DATA SEGMENT
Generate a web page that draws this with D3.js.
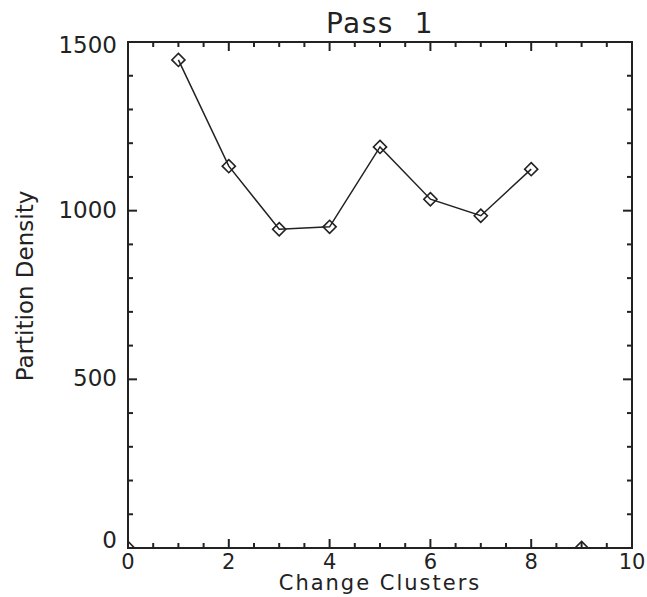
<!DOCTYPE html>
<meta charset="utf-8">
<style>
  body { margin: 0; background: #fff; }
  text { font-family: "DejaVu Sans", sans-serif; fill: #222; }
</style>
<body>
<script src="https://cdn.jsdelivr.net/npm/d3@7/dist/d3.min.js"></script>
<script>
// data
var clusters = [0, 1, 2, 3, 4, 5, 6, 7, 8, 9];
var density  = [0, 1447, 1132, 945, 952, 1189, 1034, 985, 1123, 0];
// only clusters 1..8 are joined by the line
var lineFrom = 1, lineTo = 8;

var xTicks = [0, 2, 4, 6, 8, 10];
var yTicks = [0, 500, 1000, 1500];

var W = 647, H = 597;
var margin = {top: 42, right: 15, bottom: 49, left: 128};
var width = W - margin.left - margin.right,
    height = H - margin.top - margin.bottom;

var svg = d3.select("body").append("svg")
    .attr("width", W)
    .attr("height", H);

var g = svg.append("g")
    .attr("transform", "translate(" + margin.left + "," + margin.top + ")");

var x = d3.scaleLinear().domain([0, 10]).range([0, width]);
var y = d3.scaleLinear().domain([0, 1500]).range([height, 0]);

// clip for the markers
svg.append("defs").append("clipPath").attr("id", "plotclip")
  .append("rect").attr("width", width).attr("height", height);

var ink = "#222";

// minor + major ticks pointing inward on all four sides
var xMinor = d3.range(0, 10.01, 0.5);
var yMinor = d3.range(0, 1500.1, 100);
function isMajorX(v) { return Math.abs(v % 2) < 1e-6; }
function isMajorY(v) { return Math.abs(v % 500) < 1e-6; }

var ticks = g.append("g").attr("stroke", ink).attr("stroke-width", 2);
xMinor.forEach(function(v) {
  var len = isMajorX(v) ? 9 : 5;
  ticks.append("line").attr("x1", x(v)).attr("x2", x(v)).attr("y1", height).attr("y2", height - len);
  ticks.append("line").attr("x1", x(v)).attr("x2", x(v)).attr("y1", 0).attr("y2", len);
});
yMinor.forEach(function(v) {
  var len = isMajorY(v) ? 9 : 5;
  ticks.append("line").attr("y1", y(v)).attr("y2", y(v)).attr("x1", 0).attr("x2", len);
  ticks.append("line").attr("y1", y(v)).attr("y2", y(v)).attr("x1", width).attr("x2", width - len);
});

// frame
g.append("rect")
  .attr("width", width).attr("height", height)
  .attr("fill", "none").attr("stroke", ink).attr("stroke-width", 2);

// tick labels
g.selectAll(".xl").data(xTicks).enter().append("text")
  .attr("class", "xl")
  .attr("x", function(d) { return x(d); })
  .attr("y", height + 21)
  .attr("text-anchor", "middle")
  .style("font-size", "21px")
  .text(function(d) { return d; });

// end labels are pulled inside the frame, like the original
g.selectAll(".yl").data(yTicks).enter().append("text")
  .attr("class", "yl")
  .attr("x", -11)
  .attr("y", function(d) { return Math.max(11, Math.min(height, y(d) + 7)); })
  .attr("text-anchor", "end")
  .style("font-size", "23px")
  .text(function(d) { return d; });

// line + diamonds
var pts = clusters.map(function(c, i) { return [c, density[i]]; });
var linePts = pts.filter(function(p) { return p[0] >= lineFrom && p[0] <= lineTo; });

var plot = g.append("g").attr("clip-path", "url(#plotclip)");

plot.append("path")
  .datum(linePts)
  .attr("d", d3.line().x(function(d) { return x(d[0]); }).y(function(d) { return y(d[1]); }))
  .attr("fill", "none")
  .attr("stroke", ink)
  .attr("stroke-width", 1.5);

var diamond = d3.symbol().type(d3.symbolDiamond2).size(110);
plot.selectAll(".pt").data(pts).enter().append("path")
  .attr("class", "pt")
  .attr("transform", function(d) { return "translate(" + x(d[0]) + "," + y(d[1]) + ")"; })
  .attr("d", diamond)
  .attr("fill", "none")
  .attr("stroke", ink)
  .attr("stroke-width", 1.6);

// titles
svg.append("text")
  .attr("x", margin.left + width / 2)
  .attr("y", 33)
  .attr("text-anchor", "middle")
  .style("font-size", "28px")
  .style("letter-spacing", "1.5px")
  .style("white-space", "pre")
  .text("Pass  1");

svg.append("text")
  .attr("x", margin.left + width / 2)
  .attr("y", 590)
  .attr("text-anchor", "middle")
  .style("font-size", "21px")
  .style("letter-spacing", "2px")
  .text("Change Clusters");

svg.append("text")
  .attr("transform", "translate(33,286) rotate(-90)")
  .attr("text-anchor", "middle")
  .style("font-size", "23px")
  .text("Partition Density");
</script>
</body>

DIRECTIONS FOR THIS TASK
Restate the material word for word from its first line through the line containing "var yTicks = [0, 500, 1000, 1500];", both included; the pictures do not belong in it.

RESPONSE
Generate a web page that draws this with D3.js.
<!DOCTYPE html>
<meta charset="utf-8">
<style>
  body { margin: 0; background: #fff; }
  text { font-family: "DejaVu Sans", sans-serif; fill: #222; }
</style>
<body>
<script src="https://cdn.jsdelivr.net/npm/d3@7/dist/d3.min.js"></script>
<script>
// data
var clusters = [0, 1, 2, 3, 4, 5, 6, 7, 8, 9];
var density  = [0, 1447, 1132, 945, 952, 1189, 1034, 985, 1123, 0];
// only clusters 1..8 are joined by the line
var lineFrom = 1, lineTo = 8;

var xTicks = [0, 2, 4, 6, 8, 10];
var yTicks = [0, 500, 1000, 1500];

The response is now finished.